● **WRITTEN EXERCISE**
Scan the data for "file" and copy the lines it appears in.

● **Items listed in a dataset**
┄┄┄┄┄┄

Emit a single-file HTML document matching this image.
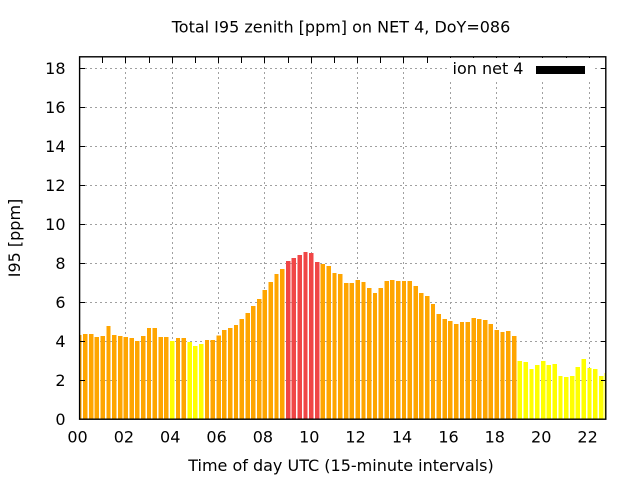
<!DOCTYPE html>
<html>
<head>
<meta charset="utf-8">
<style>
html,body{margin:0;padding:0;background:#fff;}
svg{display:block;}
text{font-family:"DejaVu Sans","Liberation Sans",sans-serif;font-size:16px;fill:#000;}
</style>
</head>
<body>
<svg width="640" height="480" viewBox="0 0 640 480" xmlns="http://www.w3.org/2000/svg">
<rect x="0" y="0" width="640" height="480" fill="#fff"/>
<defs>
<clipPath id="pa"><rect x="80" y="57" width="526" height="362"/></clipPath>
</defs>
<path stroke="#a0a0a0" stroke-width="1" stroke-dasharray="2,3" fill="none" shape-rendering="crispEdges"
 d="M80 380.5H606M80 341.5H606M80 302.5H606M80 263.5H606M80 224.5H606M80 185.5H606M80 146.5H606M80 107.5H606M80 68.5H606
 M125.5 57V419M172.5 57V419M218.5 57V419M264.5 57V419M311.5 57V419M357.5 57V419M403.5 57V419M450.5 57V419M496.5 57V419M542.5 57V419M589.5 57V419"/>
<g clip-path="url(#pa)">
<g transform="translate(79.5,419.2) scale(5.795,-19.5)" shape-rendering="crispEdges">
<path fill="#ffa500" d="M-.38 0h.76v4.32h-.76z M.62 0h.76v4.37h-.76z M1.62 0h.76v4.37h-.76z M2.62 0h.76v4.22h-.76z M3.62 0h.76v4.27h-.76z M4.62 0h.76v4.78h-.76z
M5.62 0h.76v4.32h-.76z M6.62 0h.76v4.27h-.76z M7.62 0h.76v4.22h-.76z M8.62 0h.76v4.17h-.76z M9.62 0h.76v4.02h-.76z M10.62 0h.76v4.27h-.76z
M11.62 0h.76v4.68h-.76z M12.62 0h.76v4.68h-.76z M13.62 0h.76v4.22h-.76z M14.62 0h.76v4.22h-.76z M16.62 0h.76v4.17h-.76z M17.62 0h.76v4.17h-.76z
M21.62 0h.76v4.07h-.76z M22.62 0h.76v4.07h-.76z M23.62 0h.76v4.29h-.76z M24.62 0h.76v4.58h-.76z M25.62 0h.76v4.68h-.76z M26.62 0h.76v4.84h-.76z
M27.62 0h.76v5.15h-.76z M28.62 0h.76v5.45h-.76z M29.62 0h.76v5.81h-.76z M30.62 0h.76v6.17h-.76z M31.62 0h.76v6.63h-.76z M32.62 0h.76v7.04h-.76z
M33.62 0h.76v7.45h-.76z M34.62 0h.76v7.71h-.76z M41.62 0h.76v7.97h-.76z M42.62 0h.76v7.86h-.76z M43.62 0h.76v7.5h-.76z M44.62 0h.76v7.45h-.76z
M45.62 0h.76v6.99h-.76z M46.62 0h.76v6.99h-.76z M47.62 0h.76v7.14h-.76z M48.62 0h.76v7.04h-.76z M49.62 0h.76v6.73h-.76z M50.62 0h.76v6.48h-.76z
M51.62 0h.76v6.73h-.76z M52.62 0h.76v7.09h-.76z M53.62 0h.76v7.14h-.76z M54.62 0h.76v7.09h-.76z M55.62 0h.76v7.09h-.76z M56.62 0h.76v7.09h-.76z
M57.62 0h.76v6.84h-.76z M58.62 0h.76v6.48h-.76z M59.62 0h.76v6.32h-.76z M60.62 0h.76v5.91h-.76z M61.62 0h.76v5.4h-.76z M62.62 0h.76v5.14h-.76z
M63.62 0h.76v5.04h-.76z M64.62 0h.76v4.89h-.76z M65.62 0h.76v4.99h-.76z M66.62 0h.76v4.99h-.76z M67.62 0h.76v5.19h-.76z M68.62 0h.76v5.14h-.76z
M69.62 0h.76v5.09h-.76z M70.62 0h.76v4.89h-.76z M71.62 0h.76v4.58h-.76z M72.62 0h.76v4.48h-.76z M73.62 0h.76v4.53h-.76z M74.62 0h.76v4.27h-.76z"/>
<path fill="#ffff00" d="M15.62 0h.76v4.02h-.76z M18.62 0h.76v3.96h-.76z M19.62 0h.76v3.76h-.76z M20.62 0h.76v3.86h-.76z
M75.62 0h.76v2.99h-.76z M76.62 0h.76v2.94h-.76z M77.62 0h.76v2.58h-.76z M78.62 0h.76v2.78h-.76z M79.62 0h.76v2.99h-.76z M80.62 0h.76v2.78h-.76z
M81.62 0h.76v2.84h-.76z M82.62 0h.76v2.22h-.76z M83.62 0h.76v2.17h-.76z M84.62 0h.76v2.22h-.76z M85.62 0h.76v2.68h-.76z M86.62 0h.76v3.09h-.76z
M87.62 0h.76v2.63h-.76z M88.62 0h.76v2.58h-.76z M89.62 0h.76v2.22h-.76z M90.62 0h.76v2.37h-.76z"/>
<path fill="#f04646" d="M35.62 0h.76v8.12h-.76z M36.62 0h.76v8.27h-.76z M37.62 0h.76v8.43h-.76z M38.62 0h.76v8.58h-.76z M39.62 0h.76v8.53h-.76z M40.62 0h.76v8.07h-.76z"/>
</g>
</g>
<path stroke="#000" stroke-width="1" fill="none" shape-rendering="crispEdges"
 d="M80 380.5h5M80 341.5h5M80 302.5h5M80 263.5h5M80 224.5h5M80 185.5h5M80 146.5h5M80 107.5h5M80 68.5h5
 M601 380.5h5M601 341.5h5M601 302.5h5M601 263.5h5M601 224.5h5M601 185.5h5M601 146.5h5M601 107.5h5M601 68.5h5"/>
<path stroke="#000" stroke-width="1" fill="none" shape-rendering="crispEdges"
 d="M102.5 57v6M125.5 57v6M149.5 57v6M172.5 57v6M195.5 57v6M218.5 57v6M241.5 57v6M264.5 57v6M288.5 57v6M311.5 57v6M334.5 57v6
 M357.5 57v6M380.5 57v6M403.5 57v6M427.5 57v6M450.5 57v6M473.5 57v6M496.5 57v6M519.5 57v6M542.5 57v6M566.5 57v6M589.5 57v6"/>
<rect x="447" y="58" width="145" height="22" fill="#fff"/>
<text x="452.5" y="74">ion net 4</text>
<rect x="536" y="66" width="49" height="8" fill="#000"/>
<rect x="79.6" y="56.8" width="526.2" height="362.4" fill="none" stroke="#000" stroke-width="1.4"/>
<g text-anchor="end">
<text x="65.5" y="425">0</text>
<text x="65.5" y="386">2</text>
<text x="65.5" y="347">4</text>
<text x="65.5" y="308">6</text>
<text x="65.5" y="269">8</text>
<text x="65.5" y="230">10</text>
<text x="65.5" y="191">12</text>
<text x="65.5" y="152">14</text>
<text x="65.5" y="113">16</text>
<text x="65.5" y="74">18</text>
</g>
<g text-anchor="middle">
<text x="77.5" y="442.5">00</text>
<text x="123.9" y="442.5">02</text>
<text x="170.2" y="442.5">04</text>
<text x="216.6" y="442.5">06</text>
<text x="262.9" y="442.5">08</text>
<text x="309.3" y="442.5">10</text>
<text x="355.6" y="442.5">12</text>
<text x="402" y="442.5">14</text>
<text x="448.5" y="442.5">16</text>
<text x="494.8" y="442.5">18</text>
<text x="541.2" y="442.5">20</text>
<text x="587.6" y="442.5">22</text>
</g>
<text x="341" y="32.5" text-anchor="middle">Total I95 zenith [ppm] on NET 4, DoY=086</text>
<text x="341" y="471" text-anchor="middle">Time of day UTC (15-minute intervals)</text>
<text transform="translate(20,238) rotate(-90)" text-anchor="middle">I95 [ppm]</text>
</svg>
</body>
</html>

┄┄┄┄┄┄

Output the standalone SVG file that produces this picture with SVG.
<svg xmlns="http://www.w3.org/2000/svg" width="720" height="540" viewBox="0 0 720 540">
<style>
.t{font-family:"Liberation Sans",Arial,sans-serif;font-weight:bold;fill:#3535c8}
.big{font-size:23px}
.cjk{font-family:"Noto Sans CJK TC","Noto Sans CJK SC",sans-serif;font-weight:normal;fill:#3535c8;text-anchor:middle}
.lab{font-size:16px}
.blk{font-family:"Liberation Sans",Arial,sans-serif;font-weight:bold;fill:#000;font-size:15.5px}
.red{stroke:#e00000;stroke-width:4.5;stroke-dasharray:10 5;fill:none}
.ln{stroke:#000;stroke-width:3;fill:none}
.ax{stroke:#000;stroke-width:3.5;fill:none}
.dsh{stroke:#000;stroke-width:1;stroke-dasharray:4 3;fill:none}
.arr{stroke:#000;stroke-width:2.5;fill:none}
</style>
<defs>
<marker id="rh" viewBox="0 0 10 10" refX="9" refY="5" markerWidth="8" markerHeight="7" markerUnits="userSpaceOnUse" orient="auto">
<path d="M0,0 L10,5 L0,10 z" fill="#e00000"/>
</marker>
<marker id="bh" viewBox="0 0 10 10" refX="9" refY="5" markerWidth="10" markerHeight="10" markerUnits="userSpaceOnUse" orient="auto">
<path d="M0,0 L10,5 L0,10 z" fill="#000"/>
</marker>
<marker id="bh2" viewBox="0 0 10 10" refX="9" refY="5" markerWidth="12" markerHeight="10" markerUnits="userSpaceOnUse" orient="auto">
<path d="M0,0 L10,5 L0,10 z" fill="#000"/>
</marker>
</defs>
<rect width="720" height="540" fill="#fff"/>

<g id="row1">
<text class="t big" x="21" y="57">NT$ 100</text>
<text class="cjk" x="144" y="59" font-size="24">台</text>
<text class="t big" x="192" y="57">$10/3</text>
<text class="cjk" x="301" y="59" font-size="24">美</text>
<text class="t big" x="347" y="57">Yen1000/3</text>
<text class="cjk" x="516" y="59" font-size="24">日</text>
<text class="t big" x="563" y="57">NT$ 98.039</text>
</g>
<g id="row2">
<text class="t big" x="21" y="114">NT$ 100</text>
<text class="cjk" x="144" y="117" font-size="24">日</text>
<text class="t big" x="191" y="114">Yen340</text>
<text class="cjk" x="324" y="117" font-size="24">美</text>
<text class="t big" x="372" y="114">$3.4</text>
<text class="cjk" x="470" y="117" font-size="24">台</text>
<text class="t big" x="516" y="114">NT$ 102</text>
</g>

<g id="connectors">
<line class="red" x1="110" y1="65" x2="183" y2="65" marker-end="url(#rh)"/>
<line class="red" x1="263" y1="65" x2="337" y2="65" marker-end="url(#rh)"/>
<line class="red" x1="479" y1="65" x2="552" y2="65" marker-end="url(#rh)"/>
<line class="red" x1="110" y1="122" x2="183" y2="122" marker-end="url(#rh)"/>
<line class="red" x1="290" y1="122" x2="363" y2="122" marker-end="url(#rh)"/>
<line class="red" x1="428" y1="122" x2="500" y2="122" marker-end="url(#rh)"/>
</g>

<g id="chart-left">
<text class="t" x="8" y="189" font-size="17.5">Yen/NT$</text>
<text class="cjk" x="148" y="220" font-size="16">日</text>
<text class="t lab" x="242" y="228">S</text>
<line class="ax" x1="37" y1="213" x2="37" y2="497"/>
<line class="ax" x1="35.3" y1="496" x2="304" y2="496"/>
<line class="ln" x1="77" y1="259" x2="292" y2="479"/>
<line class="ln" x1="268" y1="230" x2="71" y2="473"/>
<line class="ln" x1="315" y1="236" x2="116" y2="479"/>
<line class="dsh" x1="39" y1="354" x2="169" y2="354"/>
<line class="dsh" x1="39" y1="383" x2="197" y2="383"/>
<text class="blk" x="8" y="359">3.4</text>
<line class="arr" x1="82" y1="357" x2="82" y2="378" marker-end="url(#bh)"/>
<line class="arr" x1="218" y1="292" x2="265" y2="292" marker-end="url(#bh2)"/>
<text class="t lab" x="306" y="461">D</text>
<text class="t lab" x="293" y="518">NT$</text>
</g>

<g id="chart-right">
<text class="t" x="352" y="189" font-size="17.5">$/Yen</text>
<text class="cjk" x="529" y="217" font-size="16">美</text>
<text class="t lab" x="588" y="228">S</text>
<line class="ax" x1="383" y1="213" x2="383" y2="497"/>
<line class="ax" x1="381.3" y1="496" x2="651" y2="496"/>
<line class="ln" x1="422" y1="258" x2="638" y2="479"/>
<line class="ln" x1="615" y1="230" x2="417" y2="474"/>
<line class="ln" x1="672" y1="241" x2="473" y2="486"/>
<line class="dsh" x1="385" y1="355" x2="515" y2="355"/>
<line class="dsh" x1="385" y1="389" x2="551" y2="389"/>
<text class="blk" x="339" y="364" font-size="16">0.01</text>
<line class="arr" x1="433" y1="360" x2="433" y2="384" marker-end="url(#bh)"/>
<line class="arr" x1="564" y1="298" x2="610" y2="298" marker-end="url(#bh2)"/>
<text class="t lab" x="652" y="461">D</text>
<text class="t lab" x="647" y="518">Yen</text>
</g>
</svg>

┄┄┄┄┄┄

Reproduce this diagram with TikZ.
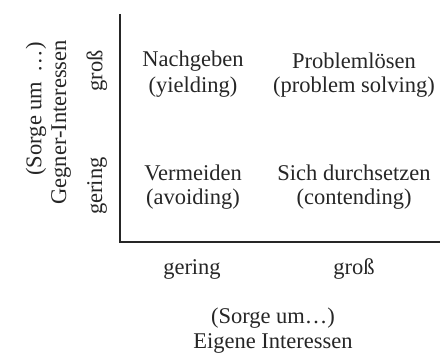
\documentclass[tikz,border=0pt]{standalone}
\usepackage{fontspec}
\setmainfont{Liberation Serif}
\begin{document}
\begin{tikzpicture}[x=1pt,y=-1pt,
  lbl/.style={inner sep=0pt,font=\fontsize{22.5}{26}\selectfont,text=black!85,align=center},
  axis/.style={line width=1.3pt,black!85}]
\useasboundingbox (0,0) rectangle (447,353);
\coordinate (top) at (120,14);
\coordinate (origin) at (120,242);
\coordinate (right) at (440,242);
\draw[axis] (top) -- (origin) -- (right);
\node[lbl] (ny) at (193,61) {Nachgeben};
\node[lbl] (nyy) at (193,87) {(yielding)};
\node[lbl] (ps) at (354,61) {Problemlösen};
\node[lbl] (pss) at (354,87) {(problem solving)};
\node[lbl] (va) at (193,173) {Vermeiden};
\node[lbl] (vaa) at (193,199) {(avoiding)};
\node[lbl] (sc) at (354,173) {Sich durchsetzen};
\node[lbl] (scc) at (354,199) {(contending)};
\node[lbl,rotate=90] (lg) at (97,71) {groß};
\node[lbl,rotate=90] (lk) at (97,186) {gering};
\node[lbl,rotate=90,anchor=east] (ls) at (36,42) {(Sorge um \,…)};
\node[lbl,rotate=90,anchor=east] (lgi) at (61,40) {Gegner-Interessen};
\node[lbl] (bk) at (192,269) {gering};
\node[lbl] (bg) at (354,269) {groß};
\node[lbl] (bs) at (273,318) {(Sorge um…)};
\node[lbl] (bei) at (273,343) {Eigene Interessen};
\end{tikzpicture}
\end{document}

┄┄┄┄┄┄

● **WRITTEN SOLUTION**
Emit a single-file HTML document matching this image.
Output the standalone SVG file that produces this picture with SVG.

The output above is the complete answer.